Molecular Probes, Inc. and Subsidiaries

Notes to Consolidated Financial Statements
September 30, 2002


    Voting Rights

    The Series A preferred stock will vote together with the common stock and not as a separate class, except as specifically provided for or as otherwise required by law. Each share of Series A preferred stock shall have a number of votes equal to the number of shares of common stock then issuable upon conversion of such share of Series A preferred stock.

    Protective Provisions

    For so long as at least 1,000,000 shares of Series A preferred stock remain outstanding, consent of the holders of at least 50 percent of the Series A preferred stock shall be required for any action that (i) adversely alters or changes the rights, preferences or privileges of the Series A preferred stock in a manner different than other classes of stock, or (ii) increases or decreases the authorized number of shares of common stock or preferred stock.

    Recapitalization

    Upon the requisite approval of the respective plan administrators, all holders of outstanding options under the 2001 Stock Incentive Plan and the 1994 Incentive Stock Option Plan shall be entitled to purchase, upon exercise of their options, 0.5 shares of common stock and 0.5 shares of Series A preferred stock for every 1 share of common stock they are entitled to purchase pursuant to their respective stock option agreements (the adjustment).

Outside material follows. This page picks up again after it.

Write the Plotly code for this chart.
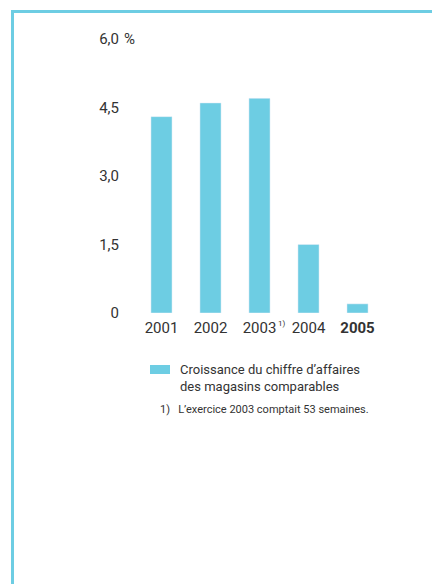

Other than the adjustment, the stock option agreements shall continue to govern the terms of such outstanding options in all respects.

    As of the recapitalization, no further grants shall be made pursuant to the 2001 Stock Incentive Plan.

14.   Contingencies

    The Company is party to various claims, disputes, legal actions and other proceedings involving contracts, employment and various other matters. The Company has provided reserves for these matters in an amount such that, in the opinion of management, the outcome of these matters should not have a material adverse effect on the consolidated financial condition of the Company.